In fact, every character in Windfall is dryly funny in their own way. Plemons’ CEO is an insufferably smug yet delightfully quippy smartass, while Lily James is flawlessly deadpan as long-suffering Wife. Yet too often the comedy comes at the expense of any real depth or development. In its absence, even the most shocking plot turns fail to achieve emotional payoff and attempted social commentary is superficial at best.
CEO, Wife and Nobody all have potential, but unfortunately become less interesting the more we see of them. Hard-won details of the characters’ lives and personalities, far from adding depth, conform to broadly drawn stereotypes. (A billionaire CEO is revealed to be arrogant and entitled? What a shocker!)
Windfall’s thematic depth suffers from a similar flaw. Any moral ambiguity (is it ever ok to harm others, even those least deserving of their good fortune? Is financial security worth sacrificing independence?) is steamrolled over with cliches.

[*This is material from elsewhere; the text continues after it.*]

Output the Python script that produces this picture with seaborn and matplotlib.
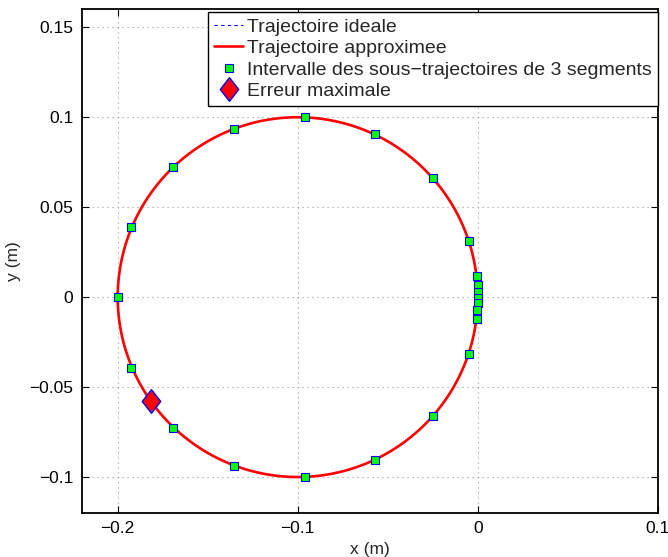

There’s not much room for ambiguity at all when characters are unequivocally awful (CEO), anachronistic Stepford Wives (Wife), or mouthpieces for the film’s vague, working-class politics (the self-righteous Nobody).
Though Windfall falls short of its potential, there’s still a lot to like about this off-centre, tightly wound ride. Steadily enjoyable (if not entirely memorable) and far more sophisticated than the average Netflix original, Windfall is best enjoyed when not taken too seriously. But like the lifestyle of a billionaire, below the surface is an unfortunate case of style over substance.